Voyez-le comme cela : dans une partie de poker, chaque joueur reçoit des cartes. Avant de voir la suite du jeu, chaque joueur décide de se retirer, ou bien de continuer la partie. Ensuite, une majorité des cartes sont distribuées et rebelote, les joueurs choisissent de rester ou de quitter la partie, autrement dit de se coucher. Cependant, chaque joueur a le droit de miser une partie de sa fortune. Les autres joueurs, afin de rester dans la partie doivent suivre la mise. Ainsi de suite, jusqu’à ce que toutes les cartes soient affichées. Eventuellement, que les joueurs aient suivi, misé ou se soient couchés, la partie se termine. Et de temps en temps, le joueur avec des cartes lamentables bat le joueur qui avait initialement la paire de roi. Vous voyez où je veux en venir ?

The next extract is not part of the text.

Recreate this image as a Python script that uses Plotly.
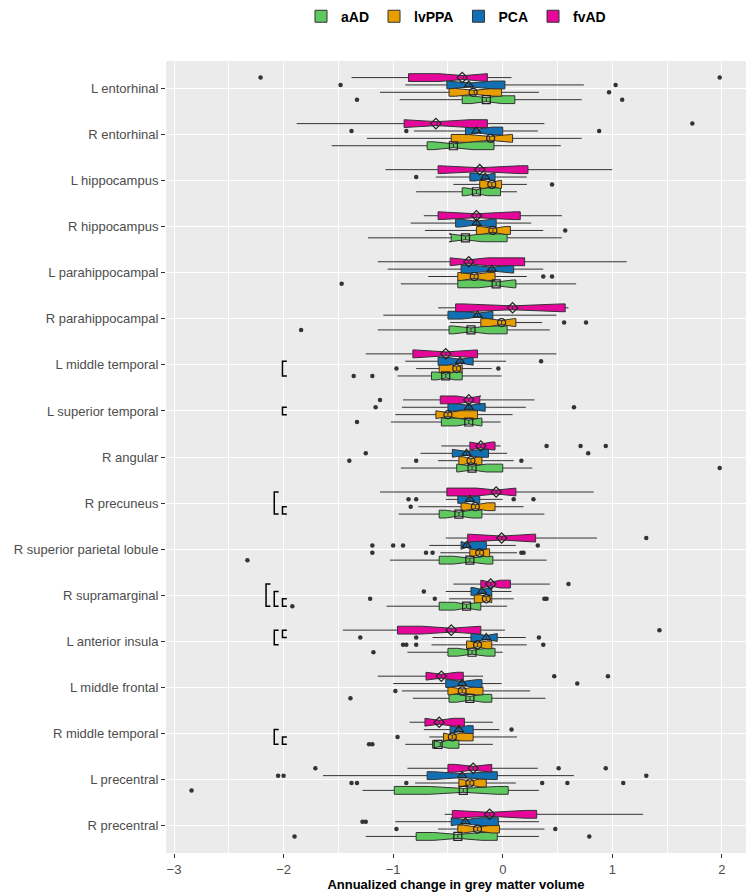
import plotly.graph_objects as go

regions = ["L entorhinal", "R entorhinal", "L hippocampus", "R hippocampus",
           "L parahippocampal", "R parahippocampal", "L middle temporal",
           "L superior temporal", "R angular", "R precuneus",
           "R superior parietal lobule", "R supramarginal", "L anterior insula",
           "L middle frontal", "R middle temporal", "L precentral", "R precentral"]
groups = ["aAD", "lvPPA", "PCA", "fvAD"]

# ---- aAD ----
aAD_lo = [-0.94, -1.56, -0.79, -1.23, -0.93, -1.14, -0.96, -1.02, -0.93, -0.95, -1.03, -1.06, -0.87, -0.82, -0.89, -1.28, -1.25]
aAD_q1 = [-0.37, -0.69, -0.37, -0.47, -0.41, -0.49, -0.65, -0.56, -0.42, -0.58, -0.58, -0.58, -0.50, -0.49, -0.64, -0.99, -0.79]
aAD_med = [-0.15, -0.45, -0.24, -0.34, -0.06, -0.29, -0.52, -0.31, -0.28, -0.40, -0.30, -0.33, -0.28, -0.30, -0.57, -0.36, -0.41]
aAD_q3 = [0.11, -0.08, -0.02, 0.04, 0.12, 0.04, -0.37, -0.19, 0.00, -0.19, -0.09, -0.20, -0.07, -0.10, -0.40, 0.05, -0.05]
aAD_hi = [0.72, 0.53, 0.13, 0.54, 0.67, 0.43, -0.01, -0.02, 0.27, 0.38, 0.40, 0.04, 0.00, 0.39, -0.09, 0.33, 0.33]
aAD_mean = [-0.15, -0.45, -0.24, -0.34, -0.06, -0.29, -0.52, -0.31, -0.28, -0.40, -0.30, -0.33, -0.28, -0.30, -0.59, -0.36, -0.41]
aAD_notch = [0.14, 0.18, 0.10, 0.15, 0.16, 0.16, 0.08, 0.11, 0.13, 0.12, 0.15, 0.11, 0.13, 0.12, 0.07, 0.31, 0.22]
aAD_out = [[-1.33, 1.09], [], [], [], [-1.47], [-1.84], [-1.36, -1.19], [-1.33], [1.98], [], [-2.33],
           [-1.92], [-1.18], [-1.39], [-1.22, -1.19], [-2.84], [-1.90, 0.79]]

# ---- lvPPA ----
lvPPA_lo = [-1.12, -1.24, -0.45, -0.71, -0.68, -0.48, -0.79, -0.98, -0.59, -0.77, -0.57, -0.49, -0.65, -0.92, -0.67, -0.80, -0.59]
lvPPA_q1 = [-0.49, -0.47, -0.21, -0.24, -0.41, -0.20, -0.58, -0.61, -0.40, -0.38, -0.30, -0.26, -0.33, -0.50, -0.54, -0.40, -0.41]
lvPPA_med = [-0.26, -0.12, -0.10, -0.09, -0.26, -0.01, -0.42, -0.50, -0.29, -0.25, -0.21, -0.15, -0.23, -0.37, -0.46, -0.30, -0.23]
lvPPA_q3 = [-0.01, 0.09, -0.01, 0.07, -0.07, 0.12, -0.37, -0.23, -0.19, -0.07, -0.12, -0.10, -0.10, -0.18, -0.27, -0.15, -0.03]
lvPPA_hi = [0.33, 0.72, 0.22, 0.37, 0.22, 0.36, -0.10, 0.09, 0.10, 0.19, 0.13, 0.10, 0.22, 0.25, 0.13, 0.12, 0.38]
lvPPA_mean = [-0.27, -0.11, -0.10, -0.09, -0.26, -0.01, -0.42, -0.50, -0.29, -0.25, -0.21, -0.15, -0.23, -0.37, -0.46, -0.30, -0.23]
lvPPA_notch = [0.17, 0.20, 0.07, 0.11, 0.12, 0.11, 0.05, 0.11, 0.07, 0.11, 0.06, 0.05, 0.08, 0.11, 0.08, 0.09, 0.13]
lvPPA_out = [[0.97], [], [0.45], [0.57], [0.37, 0.45], [0.56, 0.76], [-0.97, -0.04], [], [-1.40, -0.79, 0.17],
             [-0.84], [-1.19, -0.70, -0.64, 0.17, 0.19], [-1.21, -0.62, 0.38, 0.40],
             [-0.91, -0.88, -0.79, 0.37], [-0.98], [-0.96], [-1.38, -1.33, -0.88, 0.36, 0.59, 1.10], [-0.97, 0.48]]

# ---- PCA ----
PCA_lo = [-0.89, -0.81, -0.61, -0.84, -1.05, -1.09, -0.89, -0.92, -0.75, -0.52, -0.67, -0.52, -0.64, -1.00, -0.72, -1.64, -0.98]
PCA_q1 = [-0.51, -0.34, -0.30, -0.43, -0.38, -0.50, -0.59, -0.50, -0.46, -0.41, -0.38, -0.29, -0.29, -0.52, -0.48, -0.69, -0.47]
PCA_med = [-0.30, -0.22, -0.16, -0.24, -0.10, -0.23, -0.39, -0.31, -0.33, -0.30, -0.33, -0.19, -0.15, -0.37, -0.40, -0.37, -0.34]
PCA_q3 = [0.02, 0.00, -0.07, -0.06, 0.10, -0.09, -0.27, -0.16, -0.13, -0.21, -0.15, -0.10, -0.05, -0.19, -0.27, -0.05, -0.04]
PCA_hi = [0.74, 0.32, 0.22, 0.26, 0.37, 0.49, 0.03, 0.21, 0.04, 0.00, 0.12, 0.08, 0.21, -0.01, -0.03, 0.65, 0.33]
PCA_mean = [-0.31, -0.24, -0.16, -0.24, -0.10, -0.23, -0.39, -0.31, -0.33, -0.30, -0.33, -0.19, -0.15, -0.37, -0.40, -0.37, -0.34]
PCA_notch = [0.21, 0.12, 0.09, 0.15, 0.19, 0.14, 0.12, 0.14, 0.13, 0.08, 0.05, 0.08, 0.10, 0.13, 0.08, 0.26, 0.13]
PCA_out = [[-1.48, 1.03], [-1.38, -0.88, 0.88], [-0.79], [], [], [], [0.35], [-1.16, 0.65], [-1.25, 0.78],
           [-0.86, -0.79, 0.10, 0.28], [-1.19, -1.00, -0.91, 0.32], [-0.72], [-1.30, -0.79, 0.33],
           [0.68], [0.08], [-2.05, -2.00, 1.31], [-1.28, -1.25]]

# ---- fvAD ----
fvAD_lo = [-1.38, -1.88, -1.07, -0.72, -1.14, -0.59, -1.25, -0.91, -0.56, -1.12, -0.52, -0.45, -1.46, -1.14, -0.85, -0.87, -0.53]
fvAD_q1 = [-0.86, -0.90, -0.59, -0.59, -0.48, -0.43, -0.82, -0.57, -0.30, -0.51, -0.32, -0.20, -0.96, -0.70, -0.71, -0.50, -0.46]
fvAD_med = [-0.36, -0.60, -0.21, -0.24, -0.31, 0.09, -0.52, -0.31, -0.20, -0.06, -0.01, -0.11, -0.47, -0.56, -0.58, -0.27, -0.12]
fvAD_q3 = [-0.14, -0.14, 0.23, 0.16, 0.20, 0.57, -0.23, -0.21, -0.07, 0.12, 0.30, 0.07, -0.20, -0.36, -0.35, -0.10, 0.31]
fvAD_hi = [0.08, 0.38, 1.00, 0.54, 1.13, 0.60, 0.49, 0.29, -0.02, 0.83, 0.86, 0.43, 0.02, -0.18, -0.09, 0.32, 1.28]
fvAD_mean = [-0.37, -0.61, -0.21, -0.24, -0.31, 0.09, -0.52, -0.31, -0.20, -0.06, -0.01, -0.11, -0.47, -0.56, -0.58, -0.27, -0.12]
fvAD_notch = [0.22, 0.30, 0.37, 0.35, 0.17, 0.45, 0.28, 0.11, 0.10, 0.18, 0.30, 0.09, 0.27, 0.14, 0.13, 0.17, 0.33]
fvAD_out = [[-2.21, 1.98], [1.73], [], [], [], [], [], [-1.12], [0.40, 0.71, 0.94], [], [1.31], [0.60],
            [1.43], [0.47, 0.96], [], [-1.71, 0.51, 0.94], []]

# significance brackets: (region, group A, group B, nesting level)
brackets = [
    ("L middle temporal", "PCA", "aAD", 0),
    ("L superior temporal", "PCA", "lvPPA", 0),
    ("R precuneus", "lvPPA", "aAD", 0),
    ("R precuneus", "fvAD", "aAD", 1),
    ("R supramarginal", "lvPPA", "aAD", 0),
    ("R supramarginal", "PCA", "aAD", 1),
    ("R supramarginal", "fvAD", "aAD", 2),
    ("L anterior insula", "fvAD", "PCA", 0),
    ("L anterior insula", "fvAD", "lvPPA", 1),
    ("R middle temporal", "lvPPA", "aAD", 0),
    ("R middle temporal", "PCA", "aAD", 1),
]

stats = {
    "aAD": (aAD_lo, aAD_q1, aAD_med, aAD_q3, aAD_hi, aAD_mean, aAD_notch, aAD_out),
    "lvPPA": (lvPPA_lo, lvPPA_q1, lvPPA_med, lvPPA_q3, lvPPA_hi, lvPPA_mean, lvPPA_notch, lvPPA_out),
    "PCA": (PCA_lo, PCA_q1, PCA_med, PCA_q3, PCA_hi, PCA_mean, PCA_notch, PCA_out),
    "fvAD": (fvAD_lo, fvAD_q1, fvAD_med, fvAD_q3, fvAD_hi, fvAD_mean, fvAD_notch, fvAD_out),
}

colors = {"aAD": "#5FC95F", "lvPPA": "#E89E00", "PCA": "#1170B4", "fvAD": "#E5069A"}
symbols = {"aAD": "square-open", "lvPPA": "circle-open", "PCA": "triangle-up-open", "fvAD": "diamond-open"}
dodge = {"fvAD": -0.24, "PCA": -0.08, "lvPPA": 0.08, "aAD": 0.24}
box_w = 0.17

fig = go.Figure()
for g in groups:
    lo, q1, med, q3, hi, mean, notch, outs = stats[g]
    pos = [i + dodge[g] for i in range(len(regions))]
    fig.add_trace(go.Box(
        name=g, orientation="h", y=pos, q1=q1, median=med, q3=q3,
        lowerfence=lo, upperfence=hi, notchspan=notch, notched=True, notchwidth=0.25,
        width=box_w, fillcolor=colors[g], line=dict(color="#333333", width=1),
        whiskerwidth=0, boxpoints=False, hoverinfo="skip",
    ))
for g in groups:
    lo, q1, med, q3, hi, mean, notch, outs = stats[g]
    pos = [i + dodge[g] for i in range(len(regions))]
    fig.add_trace(go.Scatter(
        x=mean, y=pos, mode="markers", showlegend=False, hoverinfo="skip",
        marker=dict(symbol=symbols[g], size=8, color="#222222", line=dict(width=1.2, color="#222222")),
    ))
    ox, oy = [], []
    for i, vals in enumerate(outs):
        for v in vals:
            ox.append(v)
            oy.append(i + dodge[g])
    fig.add_trace(go.Scatter(
        x=ox, y=oy, mode="markers", showlegend=False, hoverinfo="skip",
        marker=dict(symbol="circle", size=4.5, color="#333333"),
    ))

# brackets
for reg, ga, gb, lvl in brackets:
    i = regions.index(reg)
    ya, yb = i + dodge[ga], i + dodge[gb]
    x0 = -2.01 - 0.075 * lvl
    tick = 0.04
    fig.add_shape(type="path",
                  path=f"M {x0 + tick} {ya} L {x0} {ya} L {x0} {yb} L {x0 + tick} {yb}",
                  line=dict(color="black", width=1.5), layer="above")

fig.update_layout(
    width=750, height=894,
    margin=dict(l=166, r=4, t=61, b=41, autoexpand=False),
    paper_bgcolor="white", plot_bgcolor="#EBEBEB",
    font=dict(family="Liberation Sans, Arial, sans-serif", size=13, color="#4D4D4D"),
    showlegend=True,
    legend=dict(orientation="h", x=0.5, xanchor="center", y=1.056, yanchor="middle",
                font=dict(size=14, color="black", family="Liberation Sans, Arial, sans-serif", weight="bold"),
                itemwidth=30, tracegroupgap=0, bgcolor="rgba(0,0,0,0)"),
    xaxis=dict(range=[-3.073, 2.22], tickvals=[-3, -2, -1, 0, 1, 2], showgrid=True,
               gridcolor="white", gridwidth=1.3, zeroline=False, automargin=False,
               minor=dict(dtick=0.5, tick0=0, showgrid=True, gridcolor="white", gridwidth=0.6),
               ticks="outside", ticklen=4, tickcolor="#333333",
               tickfont=dict(size=13, color="#4D4D4D"),
               title=dict(text="Annualized change in grey matter volume",
                          font=dict(size=13, color="black", weight="bold"), standoff=2)),
    yaxis=dict(range=[16.6, -0.6], tickvals=list(range(len(regions))), ticktext=regions,
               showgrid=True, gridcolor="white", gridwidth=1.3, zeroline=False, automargin=False,
               ticks="outside", ticklen=4, tickcolor="#333333",
               tickfont=dict(size=13, color="#4D4D4D")),
)

fig.write_html("out.html", config={"displayModeBar": False},
               post_script="document.body.style.margin='0';document.body.style.overflow='hidden';")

La vie est une partie de poker, des cartes vous sont distribuées, puis vous décidez de quoi en faire. Vous n’êtes pas fautifs d’avoir eu des cartes nulles, mais c’est maintenant votre responsabilité de choisir quoi faire avec ces cartes. Voulez-vous tout miser, vous coucher sans aucun espoir que cette main aboutisse, ou suivre le mouvement ?

Si je peux vous prodiguer un conseil d’ami, c’est : ne suivez pas celui qui se couche au début, il a simplement peur ou pas confiance en ses cartes (et donc en lui). Si personne ne se couche, vous n’allez sûrement pas vous coucher, et puis même si les autres misent une somme, au moins une fois ça vaudra le coup de suivre, voire de miser le double. Les personnes qui se couchent sans penser aux éventuelles stratégies sont en général les personnes qui fuient les problèmes. Nos problèmes qui sont notre gasoil. Dans le pire des cas, ce sera une leçon. Rappelez-vous, aucun regret, seulement des leçons. Nadal a bien perdu contre son rival à Roland-Garros, et il est bien revenu plusieurs mois après pour casser les records.

En réalité, si l’on ne perd pas une partie de temps en temps, c’est que l’on ne joue que des parties faciles, dans notre zone de confort. Sortons de notre zone de confort et jouons de vraies parties, avec de vrais problèmes. Mais attention, si vous perdez tout le temps, ce n’est pas bien non plus. A un certain moment vous allez blâmer les cartes et penser que c’est vous contre tout le monde. Et quand vous pensez que c’est vous contre tout le monde, c’est souvent vous contre vous-même.

Ton camarade de classe a été accepté à Harvard parce qu’il a postulé, et pas toi. L’autre a été accepté pour un stage à Goldman Sachs, parce qu’il a pris la peine d’appeler. Et elle est sortie avec lui parce qu’il lui a demandé, et toi tu ne l’as pas fait. Maintenant reste dans ta bulle à regretter de ne pas avoir agi. Je ne dis pas qu’il faut tout le temps foncer tête baissée, mais il est parfois plus sage d’utiliser une page de ce livre, le livre du risque. Personne n’est arrivé à son but sans prendre des risques et des sacrifices. Beethoven a grandi malentendant et a fini sa vie malvoyant, et cela ne l’a pas empêché de composer la symphonie n°9, aussi appelée l’Eldorado de nos oreilles. Lorsqu’il l’a jouée pour la première fois au théâtre de Vienne, il regarde son orchestre, avec une satisfaction immesurable, et c’est là que son violon solo le tourne vers le public, qui était debout et lui offrait une ovation pharamineuse. Là, Ludwig a atteint son Atlantis psychologique, qui est le succès qu’il cherchait. Tout de même, il n’arrête pas la musique, et il continue de composer des musiques et des quatuors à cordes, et la seule raison pour laquelle il n’a pas composé d’autres symphonies est parce qu’il est mort trois ans plus tard.

Beethoven était sourd et aveugle à la fin, Roosevelt était paralysé et Stephen Hawking avait une maladie qui au fil des années l’a également paralysé. Je vous raconte tout ça pour vous dire que les problèmes font partie de nous et que nous n’avons aucun moyen de les fuir. Que ce soient des problèmes de santé, d’argent ou de personnalité, nous devons y faire face afin d’avancer. Et c’est en résolvant ces problèmes que l’on va de con, à légèrement moins con.

La conclusion que je tire de ces articles, c’est qu’il n’y a pas de repos pour nous dans ce monde, peut-être dans le prochain.